----- Data segment

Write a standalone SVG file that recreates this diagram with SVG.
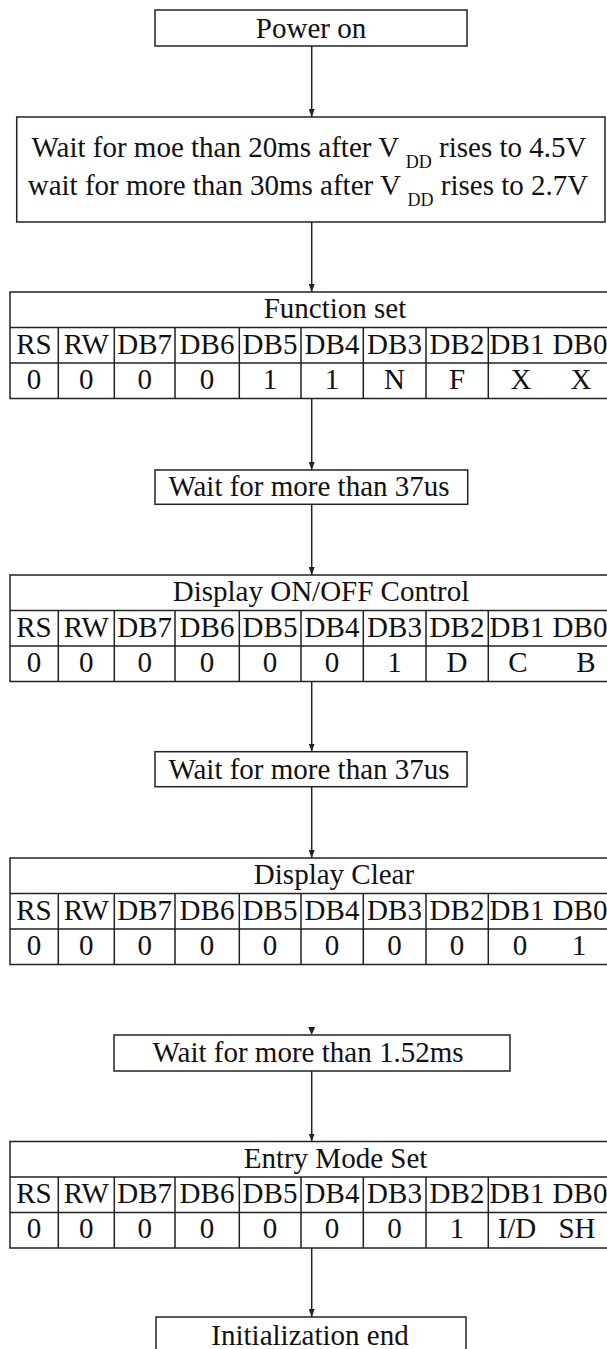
<svg xmlns="http://www.w3.org/2000/svg" width="607" height="1349" viewBox="0 0 607 1349">
<style>
.box{fill:#fff;stroke:#222;stroke-width:1.5}
.ln{stroke:#222;stroke-width:1.5;fill:none}
text{font-family:"Liberation Serif","Times New Roman",serif;font-size:29px;fill:#111;text-anchor:middle}
.sub{font-size:18px}
</style>
<defs>
<marker id="ah" viewBox="0 0 8 6" refX="8" refY="3" markerWidth="8" markerHeight="6" markerUnits="userSpaceOnUse" orient="auto">
<path d="M0,0 L8,3 L0,6 z" fill="#222"/>
</marker>
<g id="grid">
<rect class="box" x="10" y="0" width="670" height="106.5"/>
<path class="ln" d="M10 35.5H680 M10 71H680 M58.3 35.5V106.5 M114.3 35.5V106.5 M175 35.5V106.5 M239.3 35.5V106.5 M301 35.5V106.5 M363.3 35.5V106.5 M426 35.5V106.5 M488.3 35.5V106.5"/>
</g>
</defs>
<rect width="607" height="1349" fill="#fff"/>

<g id="connectors">
<path class="ln" marker-end="url(#ah)" d="M311.7 46V117"/>
<path class="ln" marker-end="url(#ah)" d="M311.7 222V292"/>
<path class="ln" marker-end="url(#ah)" d="M311.7 398.5V470"/>
<path class="ln" marker-end="url(#ah)" d="M311.7 504.3V575"/>
<path class="ln" marker-end="url(#ah)" d="M311.7 681.5V751.7"/>
<path class="ln" marker-end="url(#ah)" d="M311.7 786.7V858"/>
<polygon points="308.2,1027 315.2,1027 311.7,1035" fill="#222"/>
<path class="ln" marker-end="url(#ah)" d="M311.7 1071V1141.5"/>
<path class="ln" marker-end="url(#ah)" d="M311.7 1248V1317"/>
</g>

<g id="power-on">
<rect class="box" x="155" y="10" width="312" height="36"/>
<text x="311" y="38">Power on</text>
</g>

<g id="wait-vdd">
<rect class="box" x="16.7" y="117" width="588.3" height="105"/>
<text x="309" y="157">Wait for moe than 20ms after V <tspan class="sub" dy="11">DD</tspan><tspan dy="-11"> rises to 4.5V</tspan></text>
<text x="308" y="195">wait for more than 30ms after V <tspan class="sub" dy="11">DD</tspan><tspan dy="-11"> rises to 2.7V</tspan></text>
</g>

<g id="function-set">
<use href="#grid" y="292"/>
<text x="335" y="318">Function set</text>
<text x="34" y="353.5">RS</text><text x="86.3" y="353.5">RW</text><text x="144.7" y="353.5">DB7</text><text x="207" y="353.5">DB6</text><text x="270" y="353.5">DB5</text><text x="332" y="353.5">DB4</text><text x="394.5" y="353.5">DB3</text><text x="457" y="353.5">DB2</text><text x="517" y="353.5">DB1</text><text x="580" y="353.5">DB0</text>
<text x="34" y="389">0</text><text x="86.3" y="389">0</text><text x="144.7" y="389">0</text><text x="207" y="389">0</text><text x="270" y="389">1</text><text x="332" y="389">1</text><text x="394.5" y="389">N</text><text x="457" y="389">F</text><text x="521" y="389">X</text><text x="581" y="389">X</text>
</g>

<g id="wait-37us-1">
<rect class="box" x="155" y="470" width="312.7" height="34.3"/>
<text x="309" y="496">Wait for more than 37us</text>
</g>

<g id="display-on-off">
<use href="#grid" y="575"/>
<text x="321" y="601">Display ON/OFF Control</text>
<text x="34" y="636.5">RS</text><text x="86.3" y="636.5">RW</text><text x="144.7" y="636.5">DB7</text><text x="207" y="636.5">DB6</text><text x="270" y="636.5">DB5</text><text x="332" y="636.5">DB4</text><text x="394.5" y="636.5">DB3</text><text x="457" y="636.5">DB2</text><text x="517" y="636.5">DB1</text><text x="580" y="636.5">DB0</text>
<text x="34" y="672">0</text><text x="86.3" y="672">0</text><text x="144.7" y="672">0</text><text x="207" y="672">0</text><text x="270" y="672">0</text><text x="332" y="672">0</text><text x="394.5" y="672">1</text><text x="457" y="672">D</text><text x="518" y="672">C</text><text x="586" y="672">B</text>
</g>

<g id="wait-37us-2">
<rect class="box" x="155" y="751.7" width="312" height="35"/>
<text x="309" y="778.5">Wait for more than 37us</text>
</g>

<g id="display-clear">
<use href="#grid" y="858"/>
<text x="334" y="884">Display Clear</text>
<text x="34" y="919.5">RS</text><text x="86.3" y="919.5">RW</text><text x="144.7" y="919.5">DB7</text><text x="207" y="919.5">DB6</text><text x="270" y="919.5">DB5</text><text x="332" y="919.5">DB4</text><text x="394.5" y="919.5">DB3</text><text x="457" y="919.5">DB2</text><text x="517" y="919.5">DB1</text><text x="580" y="919.5">DB0</text>
<text x="34" y="955">0</text><text x="86.3" y="955">0</text><text x="144.7" y="955">0</text><text x="207" y="955">0</text><text x="270" y="955">0</text><text x="332" y="955">0</text><text x="394.5" y="955">0</text><text x="457" y="955">0</text><text x="520" y="955">0</text><text x="579" y="955">1</text>
</g>

<g id="wait-1-52ms">
<rect class="box" x="114" y="1035" width="396" height="36"/>
<text x="308" y="1062">Wait for more than 1.52ms</text>
</g>

<g id="entry-mode-set">
<use href="#grid" y="1141.5"/>
<text x="335.5" y="1167.5">Entry Mode Set</text>
<text x="34" y="1202.5">RS</text><text x="86.3" y="1202.5">RW</text><text x="144.7" y="1202.5">DB7</text><text x="207" y="1202.5">DB6</text><text x="270" y="1202.5">DB5</text><text x="332" y="1202.5">DB4</text><text x="394.5" y="1202.5">DB3</text><text x="457" y="1202.5">DB2</text><text x="517" y="1202.5">DB1</text><text x="580" y="1202.5">DB0</text>
<text x="34" y="1237.5">0</text><text x="86.3" y="1237.5">0</text><text x="144.7" y="1237.5">0</text><text x="207" y="1237.5">0</text><text x="270" y="1237.5">0</text><text x="332" y="1237.5">0</text><text x="394.5" y="1237.5">0</text><text x="457" y="1237.5">1</text><text x="517" y="1237.5">I/D</text><text x="577" y="1237.5">SH</text>
</g>

<g id="init-end">
<rect class="box" x="156" y="1317" width="310" height="60"/>
<text x="310" y="1345">Initialization end</text>
</g>
</svg>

----------

Transcribe each line above verbatim, with the pictures left out.

Write a standalone SVG file that recreates this diagram with SVG.
<svg xmlns="http://www.w3.org/2000/svg" width="607" height="1349" viewBox="0 0 607 1349">
<style>
.box{fill:#fff;stroke:#222;stroke-width:1.5}
.ln{stroke:#222;stroke-width:1.5;fill:none}
text{font-family:"Liberation Serif","Times New Roman",serif;font-size:29px;fill:#111;text-anchor:middle}
.sub{font-size:18px}
</style>
<defs>
<marker id="ah" viewBox="0 0 8 6" refX="8" refY="3" markerWidth="8" markerHeight="6" markerUnits="userSpaceOnUse" orient="auto">
<path d="M0,0 L8,3 L0,6 z" fill="#222"/>
</marker>
<g id="grid">
<rect class="box" x="10" y="0" width="670" height="106.5"/>
<path class="ln" d="M10 35.5H680 M10 71H680 M58.3 35.5V106.5 M114.3 35.5V106.5 M175 35.5V106.5 M239.3 35.5V106.5 M301 35.5V106.5 M363.3 35.5V106.5 M426 35.5V106.5 M488.3 35.5V106.5"/>
</g>
</defs>
<rect width="607" height="1349" fill="#fff"/>

<g id="connectors">
<path class="ln" marker-end="url(#ah)" d="M311.7 46V117"/>
<path class="ln" marker-end="url(#ah)" d="M311.7 222V292"/>
<path class="ln" marker-end="url(#ah)" d="M311.7 398.5V470"/>
<path class="ln" marker-end="url(#ah)" d="M311.7 504.3V575"/>
<path class="ln" marker-end="url(#ah)" d="M311.7 681.5V751.7"/>
<path class="ln" marker-end="url(#ah)" d="M311.7 786.7V858"/>
<polygon points="308.2,1027 315.2,1027 311.7,1035" fill="#222"/>
<path class="ln" marker-end="url(#ah)" d="M311.7 1071V1141.5"/>
<path class="ln" marker-end="url(#ah)" d="M311.7 1248V1317"/>
</g>

<g id="power-on">
<rect class="box" x="155" y="10" width="312" height="36"/>
<text x="311" y="38">Power on</text>
</g>

<g id="wait-vdd">
<rect class="box" x="16.7" y="117" width="588.3" height="105"/>
<text x="309" y="157">Wait for moe than 20ms after V <tspan class="sub" dy="11">DD</tspan><tspan dy="-11"> rises to 4.5V</tspan></text>
<text x="308" y="195">wait for more than 30ms after V <tspan class="sub" dy="11">DD</tspan><tspan dy="-11"> rises to 2.7V</tspan></text>
</g>

<g id="function-set">
<use href="#grid" y="292"/>
<text x="335" y="318">Function set</text>
<text x="34" y="353.5">RS</text><text x="86.3" y="353.5">RW</text><text x="144.7" y="353.5">DB7</text><text x="207" y="353.5">DB6</text><text x="270" y="353.5">DB5</text><text x="332" y="353.5">DB4</text><text x="394.5" y="353.5">DB3</text><text x="457" y="353.5">DB2</text><text x="517" y="353.5">DB1</text><text x="580" y="353.5">DB0</text>
<text x="34" y="389">0</text><text x="86.3" y="389">0</text><text x="144.7" y="389">0</text><text x="207" y="389">0</text><text x="270" y="389">1</text><text x="332" y="389">1</text><text x="394.5" y="389">N</text><text x="457" y="389">F</text><text x="521" y="389">X</text><text x="581" y="389">X</text>
</g>

<g id="wait-37us-1">
<rect class="box" x="155" y="470" width="312.7" height="34.3"/>
<text x="309" y="496">Wait for more than 37us</text>
</g>

<g id="display-on-off">
<use href="#grid" y="575"/>
<text x="321" y="601">Display ON/OFF Control</text>
<text x="34" y="636.5">RS</text><text x="86.3" y="636.5">RW</text><text x="144.7" y="636.5">DB7</text><text x="207" y="636.5">DB6</text><text x="270" y="636.5">DB5</text><text x="332" y="636.5">DB4</text><text x="394.5" y="636.5">DB3</text><text x="457" y="636.5">DB2</text><text x="517" y="636.5">DB1</text><text x="580" y="636.5">DB0</text>
<text x="34" y="672">0</text><text x="86.3" y="672">0</text><text x="144.7" y="672">0</text><text x="207" y="672">0</text><text x="270" y="672">0</text><text x="332" y="672">0</text><text x="394.5" y="672">1</text><text x="457" y="672">D</text><text x="518" y="672">C</text><text x="586" y="672">B</text>
</g>

<g id="wait-37us-2">
<rect class="box" x="155" y="751.7" width="312" height="35"/>
<text x="309" y="778.5">Wait for more than 37us</text>
</g>

<g id="display-clear">
<use href="#grid" y="858"/>
<text x="334" y="884">Display Clear</text>
<text x="34" y="919.5">RS</text><text x="86.3" y="919.5">RW</text><text x="144.7" y="919.5">DB7</text><text x="207" y="919.5">DB6</text><text x="270" y="919.5">DB5</text><text x="332" y="919.5">DB4</text><text x="394.5" y="919.5">DB3</text><text x="457" y="919.5">DB2</text><text x="517" y="919.5">DB1</text><text x="580" y="919.5">DB0</text>
<text x="34" y="955">0</text><text x="86.3" y="955">0</text><text x="144.7" y="955">0</text><text x="207" y="955">0</text><text x="270" y="955">0</text><text x="332" y="955">0</text><text x="394.5" y="955">0</text><text x="457" y="955">0</text><text x="520" y="955">0</text><text x="579" y="955">1</text>
</g>

<g id="wait-1-52ms">
<rect class="box" x="114" y="1035" width="396" height="36"/>
<text x="308" y="1062">Wait for more than 1.52ms</text>
</g>

<g id="entry-mode-set">
<use href="#grid" y="1141.5"/>
<text x="335.5" y="1167.5">Entry Mode Set</text>
<text x="34" y="1202.5">RS</text><text x="86.3" y="1202.5">RW</text><text x="144.7" y="1202.5">DB7</text><text x="207" y="1202.5">DB6</text><text x="270" y="1202.5">DB5</text><text x="332" y="1202.5">DB4</text><text x="394.5" y="1202.5">DB3</text><text x="457" y="1202.5">DB2</text><text x="517" y="1202.5">DB1</text><text x="580" y="1202.5">DB0</text>
<text x="34" y="1237.5">0</text><text x="86.3" y="1237.5">0</text><text x="144.7" y="1237.5">0</text><text x="207" y="1237.5">0</text><text x="270" y="1237.5">0</text><text x="332" y="1237.5">0</text><text x="394.5" y="1237.5">0</text><text x="457" y="1237.5">1</text><text x="517" y="1237.5">I/D</text><text x="577" y="1237.5">SH</text>
</g>

<g id="init-end">
<rect class="box" x="156" y="1317" width="310" height="60"/>
<text x="310" y="1345">Initialization end</text>
</g>
</svg>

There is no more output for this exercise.